Can you set down, exactly as they appear below, the lines from the opening of the material through the one bearing "v in y_ticks]", minus the pictures?
———
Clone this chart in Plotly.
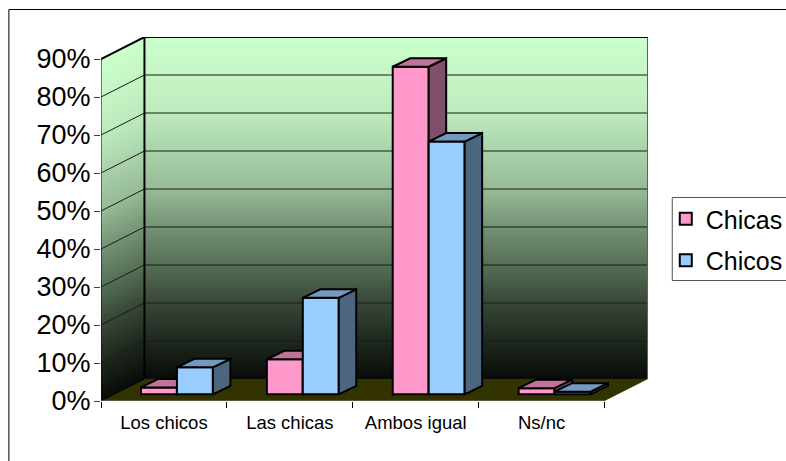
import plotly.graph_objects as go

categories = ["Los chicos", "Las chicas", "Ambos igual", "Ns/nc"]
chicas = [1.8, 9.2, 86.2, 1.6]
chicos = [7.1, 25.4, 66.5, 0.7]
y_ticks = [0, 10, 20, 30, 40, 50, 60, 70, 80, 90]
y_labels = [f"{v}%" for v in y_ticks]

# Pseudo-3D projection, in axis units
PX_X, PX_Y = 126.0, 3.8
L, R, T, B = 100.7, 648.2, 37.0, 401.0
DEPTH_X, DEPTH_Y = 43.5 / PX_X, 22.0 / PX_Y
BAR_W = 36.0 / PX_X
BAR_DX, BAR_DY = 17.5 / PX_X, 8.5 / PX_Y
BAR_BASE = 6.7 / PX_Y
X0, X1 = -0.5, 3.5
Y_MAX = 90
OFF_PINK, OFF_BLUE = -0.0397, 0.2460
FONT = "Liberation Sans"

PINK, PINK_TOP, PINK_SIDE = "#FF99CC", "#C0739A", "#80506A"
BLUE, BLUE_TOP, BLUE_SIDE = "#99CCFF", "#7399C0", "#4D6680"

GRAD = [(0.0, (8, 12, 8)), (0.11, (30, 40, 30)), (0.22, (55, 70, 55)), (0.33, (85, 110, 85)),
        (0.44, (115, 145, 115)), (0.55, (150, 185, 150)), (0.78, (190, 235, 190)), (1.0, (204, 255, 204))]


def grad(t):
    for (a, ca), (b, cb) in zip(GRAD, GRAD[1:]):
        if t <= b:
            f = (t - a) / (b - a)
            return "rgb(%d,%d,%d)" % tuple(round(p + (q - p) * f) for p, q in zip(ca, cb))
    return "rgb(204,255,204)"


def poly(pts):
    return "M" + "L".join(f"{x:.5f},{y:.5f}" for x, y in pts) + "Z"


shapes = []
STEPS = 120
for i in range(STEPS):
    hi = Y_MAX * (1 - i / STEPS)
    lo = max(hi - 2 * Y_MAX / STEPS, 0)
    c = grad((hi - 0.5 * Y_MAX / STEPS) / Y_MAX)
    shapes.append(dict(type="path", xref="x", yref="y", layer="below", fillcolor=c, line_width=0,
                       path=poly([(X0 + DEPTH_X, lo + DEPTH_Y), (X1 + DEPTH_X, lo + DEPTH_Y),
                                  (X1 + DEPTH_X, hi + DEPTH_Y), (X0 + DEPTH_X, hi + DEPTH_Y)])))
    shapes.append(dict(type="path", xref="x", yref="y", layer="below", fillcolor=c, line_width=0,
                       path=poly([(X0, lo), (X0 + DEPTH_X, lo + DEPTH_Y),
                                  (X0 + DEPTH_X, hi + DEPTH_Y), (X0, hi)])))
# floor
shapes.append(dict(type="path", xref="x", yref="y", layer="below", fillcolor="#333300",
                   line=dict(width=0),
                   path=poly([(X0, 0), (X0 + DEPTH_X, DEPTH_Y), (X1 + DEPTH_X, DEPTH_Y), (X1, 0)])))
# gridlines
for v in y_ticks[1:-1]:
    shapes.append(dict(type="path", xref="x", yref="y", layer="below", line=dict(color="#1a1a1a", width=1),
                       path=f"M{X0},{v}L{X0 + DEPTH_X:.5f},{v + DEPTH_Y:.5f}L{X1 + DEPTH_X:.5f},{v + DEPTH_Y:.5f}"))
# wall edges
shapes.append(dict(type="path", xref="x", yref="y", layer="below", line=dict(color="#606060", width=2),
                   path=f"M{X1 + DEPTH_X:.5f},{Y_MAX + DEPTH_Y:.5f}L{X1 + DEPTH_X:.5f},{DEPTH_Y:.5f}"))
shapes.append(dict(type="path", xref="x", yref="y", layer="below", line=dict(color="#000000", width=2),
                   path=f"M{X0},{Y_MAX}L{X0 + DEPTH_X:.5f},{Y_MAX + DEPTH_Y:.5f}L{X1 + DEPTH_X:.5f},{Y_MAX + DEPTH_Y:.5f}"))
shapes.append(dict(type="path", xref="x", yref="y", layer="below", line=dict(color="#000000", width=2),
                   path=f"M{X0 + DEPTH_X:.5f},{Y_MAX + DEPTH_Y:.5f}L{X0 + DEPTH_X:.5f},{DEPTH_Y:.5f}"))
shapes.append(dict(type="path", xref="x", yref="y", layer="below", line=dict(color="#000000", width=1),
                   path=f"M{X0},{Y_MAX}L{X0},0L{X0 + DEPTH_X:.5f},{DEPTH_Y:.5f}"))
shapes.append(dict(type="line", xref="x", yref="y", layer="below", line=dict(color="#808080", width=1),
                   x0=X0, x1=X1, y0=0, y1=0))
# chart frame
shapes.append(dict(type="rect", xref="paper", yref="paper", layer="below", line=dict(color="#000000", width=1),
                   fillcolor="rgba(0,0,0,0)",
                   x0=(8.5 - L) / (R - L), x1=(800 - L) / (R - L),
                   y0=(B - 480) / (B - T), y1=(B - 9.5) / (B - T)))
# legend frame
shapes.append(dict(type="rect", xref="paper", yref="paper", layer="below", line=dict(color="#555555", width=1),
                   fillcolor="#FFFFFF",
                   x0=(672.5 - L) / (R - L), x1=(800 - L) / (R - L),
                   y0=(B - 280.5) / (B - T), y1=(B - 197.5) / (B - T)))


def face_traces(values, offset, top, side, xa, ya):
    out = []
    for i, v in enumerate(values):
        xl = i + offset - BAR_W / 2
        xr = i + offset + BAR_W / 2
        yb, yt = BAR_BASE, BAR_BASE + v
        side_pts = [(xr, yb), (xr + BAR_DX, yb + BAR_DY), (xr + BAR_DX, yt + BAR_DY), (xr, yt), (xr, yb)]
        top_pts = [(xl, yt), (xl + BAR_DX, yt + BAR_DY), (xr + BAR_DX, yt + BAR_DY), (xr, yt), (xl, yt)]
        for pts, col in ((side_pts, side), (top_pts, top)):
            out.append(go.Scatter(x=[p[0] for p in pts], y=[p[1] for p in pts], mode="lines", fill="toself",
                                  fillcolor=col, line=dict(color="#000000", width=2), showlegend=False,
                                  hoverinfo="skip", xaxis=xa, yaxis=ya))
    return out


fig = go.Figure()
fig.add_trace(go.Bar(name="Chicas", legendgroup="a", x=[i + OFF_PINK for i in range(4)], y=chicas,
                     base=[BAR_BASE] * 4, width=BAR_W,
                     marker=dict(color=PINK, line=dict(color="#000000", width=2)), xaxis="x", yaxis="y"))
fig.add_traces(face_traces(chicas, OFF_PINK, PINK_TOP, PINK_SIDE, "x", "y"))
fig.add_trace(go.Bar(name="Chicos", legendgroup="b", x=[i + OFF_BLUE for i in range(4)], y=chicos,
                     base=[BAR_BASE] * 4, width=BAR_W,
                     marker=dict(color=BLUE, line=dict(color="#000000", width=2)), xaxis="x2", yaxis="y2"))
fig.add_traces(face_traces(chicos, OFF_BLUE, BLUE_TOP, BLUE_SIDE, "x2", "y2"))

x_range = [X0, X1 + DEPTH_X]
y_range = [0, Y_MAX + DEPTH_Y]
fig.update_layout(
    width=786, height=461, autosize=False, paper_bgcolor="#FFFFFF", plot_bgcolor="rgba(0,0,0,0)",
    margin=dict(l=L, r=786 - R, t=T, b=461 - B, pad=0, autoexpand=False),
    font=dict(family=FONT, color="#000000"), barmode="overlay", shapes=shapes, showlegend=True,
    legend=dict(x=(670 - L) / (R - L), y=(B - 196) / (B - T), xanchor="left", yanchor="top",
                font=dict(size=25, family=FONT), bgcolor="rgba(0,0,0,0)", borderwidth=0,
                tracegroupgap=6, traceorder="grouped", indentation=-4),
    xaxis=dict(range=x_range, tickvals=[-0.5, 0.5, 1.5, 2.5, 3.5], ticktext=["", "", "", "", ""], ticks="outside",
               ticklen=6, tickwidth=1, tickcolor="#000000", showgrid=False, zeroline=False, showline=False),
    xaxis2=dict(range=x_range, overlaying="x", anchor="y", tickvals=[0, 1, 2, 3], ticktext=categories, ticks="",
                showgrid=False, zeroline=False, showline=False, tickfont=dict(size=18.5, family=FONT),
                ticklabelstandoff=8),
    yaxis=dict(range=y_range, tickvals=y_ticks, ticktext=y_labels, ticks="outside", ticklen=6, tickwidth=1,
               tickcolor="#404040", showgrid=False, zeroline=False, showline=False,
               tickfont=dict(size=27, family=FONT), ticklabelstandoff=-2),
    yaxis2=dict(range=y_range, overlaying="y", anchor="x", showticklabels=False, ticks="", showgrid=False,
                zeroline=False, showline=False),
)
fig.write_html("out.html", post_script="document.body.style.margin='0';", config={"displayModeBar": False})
———
* The answer *
Clone this chart in Plotly.
import plotly.graph_objects as go

categories = ["Los chicos", "Las chicas", "Ambos igual", "Ns/nc"]
chicas = [1.8, 9.2, 86.2, 1.6]
chicos = [7.1, 25.4, 66.5, 0.7]
y_ticks = [0, 10, 20, 30, 40, 50, 60, 70, 80, 90]
y_labels = [f"{v}%" for v in y_ticks]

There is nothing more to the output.